------ DATA LINES
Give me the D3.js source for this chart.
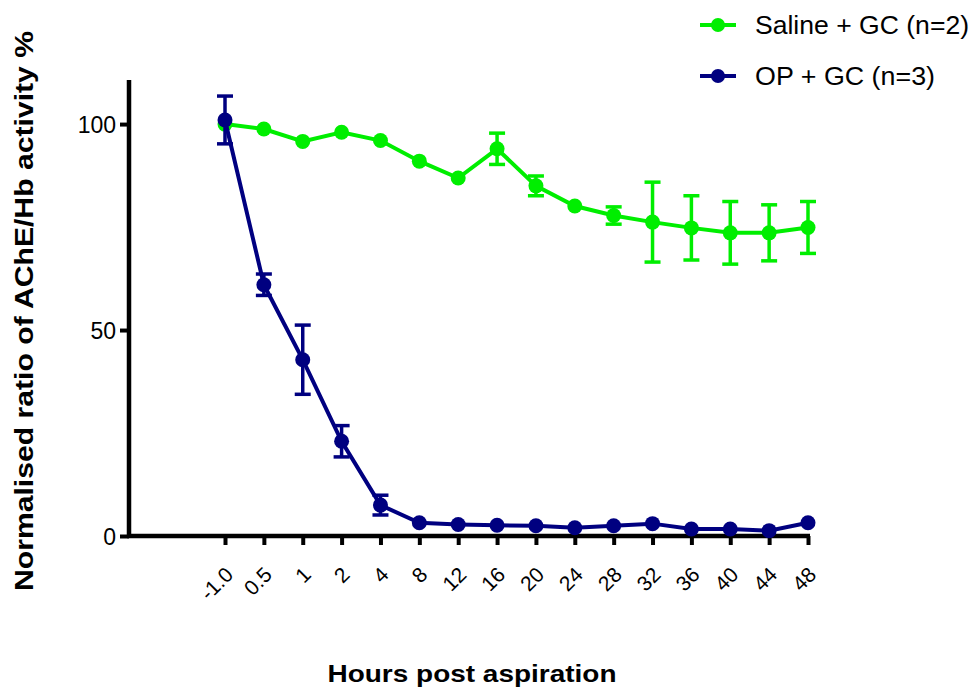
<!DOCTYPE html>
<html><head><meta charset="utf-8">
<script src="https://cdn.jsdelivr.net/npm/d3@7"></script>
<style>body{margin:0;background:#fff}svg{display:block}</style>
</head><body>
<script>
const categories = ["-1.0","0.5","1","2","4","8","12","16","20","24","28","32","36","40","44","48"];
const salineMean = [100,98.8,95.8,98,96,91,86.9,94,85,80.1,77.8,76.2,74.8,73.6,73.6,74.9];
const salineErr  = [0,0,0,0,0,0,0,3.8,2.4,0,2.1,9.7,7.8,7.6,6.8,6.3];
const opMean = [101,61,42.8,23,7.5,3.2,2.8,2.6,2.5,2,2.5,3,1.7,1.7,1.3,3.2];
const opErr  = [5.8,2.6,8.4,3.8,2.4,0,0,0,0,0,0,0,0,0,0,0];
const yTicks = [0,50,100];
const seriesNames = ["Saline + GC (n=2)","OP + GC (n=3)"];
const colors = ["#00ee00","#000080"];

const W=975,H=690;
const svg=d3.select("body").append("svg").attr("width",W).attr("height",H)
  .style("font-family","'Liberation Sans', Arial, sans-serif");

const x=d3.scaleLinear().domain([-2.47,15]).range([129,808]);
const y=d3.scaleLinear().domain([0,110.7]).range([536,80]);

// axes
const yAxis=svg.append("g").attr("transform","translate(129,0)")
  .call(d3.axisLeft(y).tickValues(yTicks).tickSize(9).tickPadding(4).tickFormat(d3.format("d")));
yAxis.select(".domain").attr("d",`M0,${y(110.7)}V${y(0)+2}`).attr("stroke","#000").attr("stroke-width",4.5);
yAxis.selectAll(".tick line").attr("stroke","#000").attr("stroke-width",4);
yAxis.selectAll(".tick text").attr("font-size",23).attr("fill","#000").attr("dy","0.36em");

const xAxis=svg.append("g").attr("transform",`translate(0,${y(0)})`)
  .call(d3.axisBottom(x).tickValues(d3.range(categories.length)).tickSize(9).tickFormat(i=>categories[i]));
xAxis.select(".domain").attr("d",`M127,0H810`).attr("stroke","#000").attr("stroke-width",4.5);
xAxis.selectAll(".tick line").attr("stroke","#000").attr("stroke-width",4);
xAxis.selectAll(".tick text").attr("font-size",21).attr("fill","#000")
  .attr("text-anchor","end").attr("dy",0).attr("y",0)
  .attr("transform","translate(9,40) rotate(-45)");

const series=[
  {mean:salineMean,err:salineErr,color:colors[0]},
  {mean:opMean,err:opErr,color:colors[1]}
];
const line=d3.line().x((d,i)=>x(i)).y(d=>y(d));
series.forEach(s=>{
  const g=svg.append("g");
  g.append("path").datum(s.mean).attr("d",line).attr("fill","none")
    .attr("stroke",s.color).attr("stroke-width",4);
  s.mean.forEach((m,i)=>{
    const e=s.err[i];
    if(e>0){
      g.append("line").attr("x1",x(i)).attr("x2",x(i)).attr("y1",y(m-e)).attr("y2",y(m+e))
        .attr("stroke",s.color).attr("stroke-width",3.5);
      [m-e,m+e].forEach(v=>g.append("line").attr("x1",x(i)-8).attr("x2",x(i)+8)
        .attr("y1",y(v)).attr("y2",y(v)).attr("stroke",s.color).attr("stroke-width",3.5));
    }
  });
  g.selectAll("circle").data(s.mean).join("circle")
    .attr("cx",(d,i)=>x(i)).attr("cy",d=>y(d)).attr("r",7.5).attr("fill",s.color);
});

// legend
const leg=svg.append("g");
seriesNames.forEach((n,k)=>{
  const yy=25+k*51;
  leg.append("line").attr("x1",700).attr("x2",736).attr("y1",yy).attr("y2",yy)
    .attr("stroke",colors[k]).attr("stroke-width",4);
  leg.append("circle").attr("cx",718).attr("cy",yy).attr("r",7).attr("fill",colors[k]);
  leg.append("text").attr("x",755).attr("y",yy+9).attr("font-size",25).attr("fill","#000")
    .attr("textLength",k===0?214:180).attr("lengthAdjust","spacingAndGlyphs").text(n);
});

// titles
svg.append("text").attr("transform","translate(33,311) rotate(-90)").attr("text-anchor","middle")
  .attr("font-size",26).attr("font-weight","bold").attr("fill","#000")
  .attr("textLength",560).attr("lengthAdjust","spacingAndGlyphs")
  .text("Normalised ratio of AChE/Hb activity %");
svg.append("text").attr("x",472).attr("y",682).attr("text-anchor","middle")
  .attr("font-size",24).attr("font-weight","bold").attr("fill","#000")
  .attr("textLength",289).attr("lengthAdjust","spacingAndGlyphs")
  .text("Hours post aspiration");
</script>
</body></html>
------------
▶ **OBJECTIVE**: All of the material above should be reproduced exactly, except the pictures.

▶ **ANSWER TO THIS EXERCISE**:
Give me the D3.js source for this chart.
<!DOCTYPE html>
<html><head><meta charset="utf-8">
<script src="https://cdn.jsdelivr.net/npm/d3@7"></script>
<style>body{margin:0;background:#fff}svg{display:block}</style>
</head><body>
<script>
const categories = ["-1.0","0.5","1","2","4","8","12","16","20","24","28","32","36","40","44","48"];
const salineMean = [100,98.8,95.8,98,96,91,86.9,94,85,80.1,77.8,76.2,74.8,73.6,73.6,74.9];
const salineErr  = [0,0,0,0,0,0,0,3.8,2.4,0,2.1,9.7,7.8,7.6,6.8,6.3];
const opMean = [101,61,42.8,23,7.5,3.2,2.8,2.6,2.5,2,2.5,3,1.7,1.7,1.3,3.2];
const opErr  = [5.8,2.6,8.4,3.8,2.4,0,0,0,0,0,0,0,0,0,0,0];
const yTicks = [0,50,100];
const seriesNames = ["Saline + GC (n=2)","OP + GC (n=3)"];
const colors = ["#00ee00","#000080"];

const W=975,H=690;
const svg=d3.select("body").append("svg").attr("width",W).attr("height",H)
  .style("font-family","'Liberation Sans', Arial, sans-serif");

const x=d3.scaleLinear().domain([-2.47,15]).range([129,808]);
const y=d3.scaleLinear().domain([0,110.7]).range([536,80]);

// axes
const yAxis=svg.append("g").attr("transform","translate(129,0)")
  .call(d3.axisLeft(y).tickValues(yTicks).tickSize(9).tickPadding(4).tickFormat(d3.format("d")));
yAxis.select(".domain").attr("d",`M0,${y(110.7)}V${y(0)+2}`).attr("stroke","#000").attr("stroke-width",4.5);
yAxis.selectAll(".tick line").attr("stroke","#000").attr("stroke-width",4);
yAxis.selectAll(".tick text").attr("font-size",23).attr("fill","#000").attr("dy","0.36em");

const xAxis=svg.append("g").attr("transform",`translate(0,${y(0)})`)
  .call(d3.axisBottom(x).tickValues(d3.range(categories.length)).tickSize(9).tickFormat(i=>categories[i]));
xAxis.select(".domain").attr("d",`M127,0H810`).attr("stroke","#000").attr("stroke-width",4.5);
xAxis.selectAll(".tick line").attr("stroke","#000").attr("stroke-width",4);
xAxis.selectAll(".tick text").attr("font-size",21).attr("fill","#000")
  .attr("text-anchor","end").attr("dy",0).attr("y",0)
  .attr("transform","translate(9,40) rotate(-45)");

const series=[
  {mean:salineMean,err:salineErr,color:colors[0]},
  {mean:opMean,err:opErr,color:colors[1]}
];
const line=d3.line().x((d,i)=>x(i)).y(d=>y(d));
series.forEach(s=>{
  const g=svg.append("g");
  g.append("path").datum(s.mean).attr("d",line).attr("fill","none")
    .attr("stroke",s.color).attr("stroke-width",4);
  s.mean.forEach((m,i)=>{
    const e=s.err[i];
    if(e>0){
      g.append("line").attr("x1",x(i)).attr("x2",x(i)).attr("y1",y(m-e)).attr("y2",y(m+e))
        .attr("stroke",s.color).attr("stroke-width",3.5);
      [m-e,m+e].forEach(v=>g.append("line").attr("x1",x(i)-8).attr("x2",x(i)+8)
        .attr("y1",y(v)).attr("y2",y(v)).attr("stroke",s.color).attr("stroke-width",3.5));
    }
  });
  g.selectAll("circle").data(s.mean).join("circle")
    .attr("cx",(d,i)=>x(i)).attr("cy",d=>y(d)).attr("r",7.5).attr("fill",s.color);
});

// legend
const leg=svg.append("g");
seriesNames.forEach((n,k)=>{
  const yy=25+k*51;
  leg.append("line").attr("x1",700).attr("x2",736).attr("y1",yy).attr("y2",yy)
    .attr("stroke",colors[k]).attr("stroke-width",4);
  leg.append("circle").attr("cx",718).attr("cy",yy).attr("r",7).attr("fill",colors[k]);
  leg.append("text").attr("x",755).attr("y",yy+9).attr("font-size",25).attr("fill","#000")
    .attr("textLength",k===0?214:180).attr("lengthAdjust","spacingAndGlyphs").text(n);
});

// titles
svg.append("text").attr("transform","translate(33,311) rotate(-90)").attr("text-anchor","middle")
  .attr("font-size",26).attr("font-weight","bold").attr("fill","#000")
  .attr("textLength",560).attr("lengthAdjust","spacingAndGlyphs")
  .text("Normalised ratio of AChE/Hb activity %");
svg.append("text").attr("x",472).attr("y",682).attr("text-anchor","middle")
  .attr("font-size",24).attr("font-weight","bold").attr("fill","#000")
  .attr("textLength",289).attr("lengthAdjust","spacingAndGlyphs")
  .text("Hours post aspiration");
</script>
</body></html>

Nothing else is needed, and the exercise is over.